## Start Given information

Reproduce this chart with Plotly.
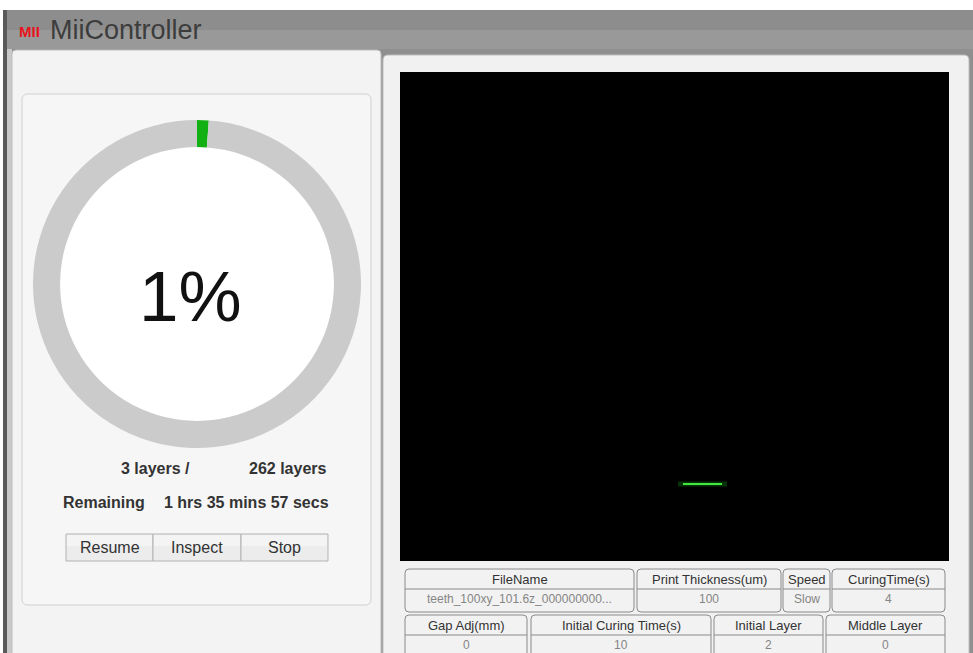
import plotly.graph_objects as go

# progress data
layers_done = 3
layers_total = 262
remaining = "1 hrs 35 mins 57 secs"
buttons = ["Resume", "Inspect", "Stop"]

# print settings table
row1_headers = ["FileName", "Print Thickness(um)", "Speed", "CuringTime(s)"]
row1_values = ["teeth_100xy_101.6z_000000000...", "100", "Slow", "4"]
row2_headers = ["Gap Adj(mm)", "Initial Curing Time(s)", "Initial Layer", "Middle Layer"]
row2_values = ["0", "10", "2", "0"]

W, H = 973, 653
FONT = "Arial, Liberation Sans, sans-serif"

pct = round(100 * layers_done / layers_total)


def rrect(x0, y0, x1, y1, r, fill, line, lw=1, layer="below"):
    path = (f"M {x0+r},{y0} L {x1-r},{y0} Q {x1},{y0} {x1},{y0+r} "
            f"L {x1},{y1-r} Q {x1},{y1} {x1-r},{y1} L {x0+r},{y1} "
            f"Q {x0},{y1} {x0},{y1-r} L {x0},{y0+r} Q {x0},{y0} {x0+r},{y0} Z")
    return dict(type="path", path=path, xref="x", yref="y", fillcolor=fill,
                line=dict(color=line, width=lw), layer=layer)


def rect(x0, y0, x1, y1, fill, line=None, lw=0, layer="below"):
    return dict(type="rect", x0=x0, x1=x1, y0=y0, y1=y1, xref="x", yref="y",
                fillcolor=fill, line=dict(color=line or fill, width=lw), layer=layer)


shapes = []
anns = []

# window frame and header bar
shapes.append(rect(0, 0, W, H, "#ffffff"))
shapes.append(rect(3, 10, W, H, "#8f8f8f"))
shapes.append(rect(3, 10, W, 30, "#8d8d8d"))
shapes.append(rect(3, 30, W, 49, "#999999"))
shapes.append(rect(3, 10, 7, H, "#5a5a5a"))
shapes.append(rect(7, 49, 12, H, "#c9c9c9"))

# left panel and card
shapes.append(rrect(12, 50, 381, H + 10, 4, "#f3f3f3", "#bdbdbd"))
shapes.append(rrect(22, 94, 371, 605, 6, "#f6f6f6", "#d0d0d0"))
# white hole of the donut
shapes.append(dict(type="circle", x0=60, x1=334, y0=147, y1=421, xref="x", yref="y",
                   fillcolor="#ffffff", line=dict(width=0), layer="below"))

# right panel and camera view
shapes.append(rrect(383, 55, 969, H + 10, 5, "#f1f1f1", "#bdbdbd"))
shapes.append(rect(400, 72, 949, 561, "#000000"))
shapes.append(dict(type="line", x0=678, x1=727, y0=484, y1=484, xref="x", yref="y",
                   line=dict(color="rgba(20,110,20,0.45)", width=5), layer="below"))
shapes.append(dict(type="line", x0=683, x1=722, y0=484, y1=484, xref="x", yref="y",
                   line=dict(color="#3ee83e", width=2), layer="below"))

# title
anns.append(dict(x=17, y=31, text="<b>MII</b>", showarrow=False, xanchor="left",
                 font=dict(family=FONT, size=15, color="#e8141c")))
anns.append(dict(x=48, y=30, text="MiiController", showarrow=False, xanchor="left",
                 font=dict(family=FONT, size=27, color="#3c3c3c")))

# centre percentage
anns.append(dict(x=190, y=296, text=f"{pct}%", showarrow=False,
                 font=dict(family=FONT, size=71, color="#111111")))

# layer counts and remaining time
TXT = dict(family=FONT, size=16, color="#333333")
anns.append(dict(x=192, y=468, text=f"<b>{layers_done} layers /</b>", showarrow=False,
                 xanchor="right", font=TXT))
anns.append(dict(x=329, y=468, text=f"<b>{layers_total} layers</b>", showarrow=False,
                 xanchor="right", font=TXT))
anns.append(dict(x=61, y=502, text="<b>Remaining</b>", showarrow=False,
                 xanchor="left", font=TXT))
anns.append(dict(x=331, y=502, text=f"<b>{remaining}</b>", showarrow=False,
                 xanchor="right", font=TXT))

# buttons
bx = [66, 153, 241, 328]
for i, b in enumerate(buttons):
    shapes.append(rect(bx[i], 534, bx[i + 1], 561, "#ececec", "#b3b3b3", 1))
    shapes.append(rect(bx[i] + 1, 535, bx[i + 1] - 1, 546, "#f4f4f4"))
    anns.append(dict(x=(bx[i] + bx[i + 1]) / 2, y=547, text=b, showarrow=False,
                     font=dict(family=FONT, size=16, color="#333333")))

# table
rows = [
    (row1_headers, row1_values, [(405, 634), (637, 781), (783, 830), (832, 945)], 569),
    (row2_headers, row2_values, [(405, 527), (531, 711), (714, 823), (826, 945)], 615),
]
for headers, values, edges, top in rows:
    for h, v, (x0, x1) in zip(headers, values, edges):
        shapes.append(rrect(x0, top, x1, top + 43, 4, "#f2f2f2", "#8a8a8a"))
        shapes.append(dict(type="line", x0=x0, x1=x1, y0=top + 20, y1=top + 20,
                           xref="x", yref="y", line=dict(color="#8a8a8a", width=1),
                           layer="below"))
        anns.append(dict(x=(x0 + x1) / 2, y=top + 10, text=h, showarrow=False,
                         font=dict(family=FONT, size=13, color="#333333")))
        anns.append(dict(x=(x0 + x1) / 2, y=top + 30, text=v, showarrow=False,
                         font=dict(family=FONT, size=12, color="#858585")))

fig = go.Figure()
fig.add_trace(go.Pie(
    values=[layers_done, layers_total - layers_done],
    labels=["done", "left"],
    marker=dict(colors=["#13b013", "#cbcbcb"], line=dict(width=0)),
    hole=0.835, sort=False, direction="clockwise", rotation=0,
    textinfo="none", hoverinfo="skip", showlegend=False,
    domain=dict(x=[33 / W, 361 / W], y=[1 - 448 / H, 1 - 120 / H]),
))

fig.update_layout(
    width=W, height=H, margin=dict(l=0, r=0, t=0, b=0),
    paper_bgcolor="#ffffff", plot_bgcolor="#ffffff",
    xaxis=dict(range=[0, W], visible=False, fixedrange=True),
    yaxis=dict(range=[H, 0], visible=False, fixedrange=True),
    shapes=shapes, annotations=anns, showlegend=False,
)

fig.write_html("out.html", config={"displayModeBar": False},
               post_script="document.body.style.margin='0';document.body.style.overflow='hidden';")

## End Given information

_Problem details_
Give an exact copy of the material, leaving out every picture.

_Exercise solution_
Reproduce this chart with Plotly.
import plotly.graph_objects as go

# progress data
layers_done = 3
layers_total = 262
remaining = "1 hrs 35 mins 57 secs"
buttons = ["Resume", "Inspect", "Stop"]

# print settings table
row1_headers = ["FileName", "Print Thickness(um)", "Speed", "CuringTime(s)"]
row1_values = ["teeth_100xy_101.6z_000000000...", "100", "Slow", "4"]
row2_headers = ["Gap Adj(mm)", "Initial Curing Time(s)", "Initial Layer", "Middle Layer"]
row2_values = ["0", "10", "2", "0"]

W, H = 973, 653
FONT = "Arial, Liberation Sans, sans-serif"

pct = round(100 * layers_done / layers_total)


def rrect(x0, y0, x1, y1, r, fill, line, lw=1, layer="below"):
    path = (f"M {x0+r},{y0} L {x1-r},{y0} Q {x1},{y0} {x1},{y0+r} "
            f"L {x1},{y1-r} Q {x1},{y1} {x1-r},{y1} L {x0+r},{y1} "
            f"Q {x0},{y1} {x0},{y1-r} L {x0},{y0+r} Q {x0},{y0} {x0+r},{y0} Z")
    return dict(type="path", path=path, xref="x", yref="y", fillcolor=fill,
                line=dict(color=line, width=lw), layer=layer)


def rect(x0, y0, x1, y1, fill, line=None, lw=0, layer="below"):
    return dict(type="rect", x0=x0, x1=x1, y0=y0, y1=y1, xref="x", yref="y",
                fillcolor=fill, line=dict(color=line or fill, width=lw), layer=layer)


shapes = []
anns = []

# window frame and header bar
shapes.append(rect(0, 0, W, H, "#ffffff"))
shapes.append(rect(3, 10, W, H, "#8f8f8f"))
shapes.append(rect(3, 10, W, 30, "#8d8d8d"))
shapes.append(rect(3, 30, W, 49, "#999999"))
shapes.append(rect(3, 10, 7, H, "#5a5a5a"))
shapes.append(rect(7, 49, 12, H, "#c9c9c9"))

# left panel and card
shapes.append(rrect(12, 50, 381, H + 10, 4, "#f3f3f3", "#bdbdbd"))
shapes.append(rrect(22, 94, 371, 605, 6, "#f6f6f6", "#d0d0d0"))
# white hole of the donut
shapes.append(dict(type="circle", x0=60, x1=334, y0=147, y1=421, xref="x", yref="y",
                   fillcolor="#ffffff", line=dict(width=0), layer="below"))

# right panel and camera view
shapes.append(rrect(383, 55, 969, H + 10, 5, "#f1f1f1", "#bdbdbd"))
shapes.append(rect(400, 72, 949, 561, "#000000"))
shapes.append(dict(type="line", x0=678, x1=727, y0=484, y1=484, xref="x", yref="y",
                   line=dict(color="rgba(20,110,20,0.45)", width=5), layer="below"))
shapes.append(dict(type="line", x0=683, x1=722, y0=484, y1=484, xref="x", yref="y",
                   line=dict(color="#3ee83e", width=2), layer="below"))

# title
anns.append(dict(x=17, y=31, text="<b>MII</b>", showarrow=False, xanchor="left",
                 font=dict(family=FONT, size=15, color="#e8141c")))
anns.append(dict(x=48, y=30, text="MiiController", showarrow=False, xanchor="left",
                 font=dict(family=FONT, size=27, color="#3c3c3c")))

# centre percentage
anns.append(dict(x=190, y=296, text=f"{pct}%", showarrow=False,
                 font=dict(family=FONT, size=71, color="#111111")))

# layer counts and remaining time
TXT = dict(family=FONT, size=16, color="#333333")
anns.append(dict(x=192, y=468, text=f"<b>{layers_done} layers /</b>", showarrow=False,
                 xanchor="right", font=TXT))
anns.append(dict(x=329, y=468, text=f"<b>{layers_total} layers</b>", showarrow=False,
                 xanchor="right", font=TXT))
anns.append(dict(x=61, y=502, text="<b>Remaining</b>", showarrow=False,
                 xanchor="left", font=TXT))
anns.append(dict(x=331, y=502, text=f"<b>{remaining}</b>", showarrow=False,
                 xanchor="right", font=TXT))

# buttons
bx = [66, 153, 241, 328]
for i, b in enumerate(buttons):
    shapes.append(rect(bx[i], 534, bx[i + 1], 561, "#ececec", "#b3b3b3", 1))
    shapes.append(rect(bx[i] + 1, 535, bx[i + 1] - 1, 546, "#f4f4f4"))
    anns.append(dict(x=(bx[i] + bx[i + 1]) / 2, y=547, text=b, showarrow=False,
                     font=dict(family=FONT, size=16, color="#333333")))

# table
rows = [
    (row1_headers, row1_values, [(405, 634), (637, 781), (783, 830), (832, 945)], 569),
    (row2_headers, row2_values, [(405, 527), (531, 711), (714, 823), (826, 945)], 615),
]
for headers, values, edges, top in rows:
    for h, v, (x0, x1) in zip(headers, values, edges):
        shapes.append(rrect(x0, top, x1, top + 43, 4, "#f2f2f2", "#8a8a8a"))
        shapes.append(dict(type="line", x0=x0, x1=x1, y0=top + 20, y1=top + 20,
                           xref="x", yref="y", line=dict(color="#8a8a8a", width=1),
                           layer="below"))
        anns.append(dict(x=(x0 + x1) / 2, y=top + 10, text=h, showarrow=False,
                         font=dict(family=FONT, size=13, color="#333333")))
        anns.append(dict(x=(x0 + x1) / 2, y=top + 30, text=v, showarrow=False,
                         font=dict(family=FONT, size=12, color="#858585")))

fig = go.Figure()
fig.add_trace(go.Pie(
    values=[layers_done, layers_total - layers_done],
    labels=["done", "left"],
    marker=dict(colors=["#13b013", "#cbcbcb"], line=dict(width=0)),
    hole=0.835, sort=False, direction="clockwise", rotation=0,
    textinfo="none", hoverinfo="skip", showlegend=False,
    domain=dict(x=[33 / W, 361 / W], y=[1 - 448 / H, 1 - 120 / H]),
))

fig.update_layout(
    width=W, height=H, margin=dict(l=0, r=0, t=0, b=0),
    paper_bgcolor="#ffffff", plot_bgcolor="#ffffff",
    xaxis=dict(range=[0, W], visible=False, fixedrange=True),
    yaxis=dict(range=[H, 0], visible=False, fixedrange=True),
    shapes=shapes, annotations=anns, showlegend=False,
)

fig.write_html("out.html", config={"displayModeBar": False},
               post_script="document.body.style.margin='0';document.body.style.overflow='hidden';")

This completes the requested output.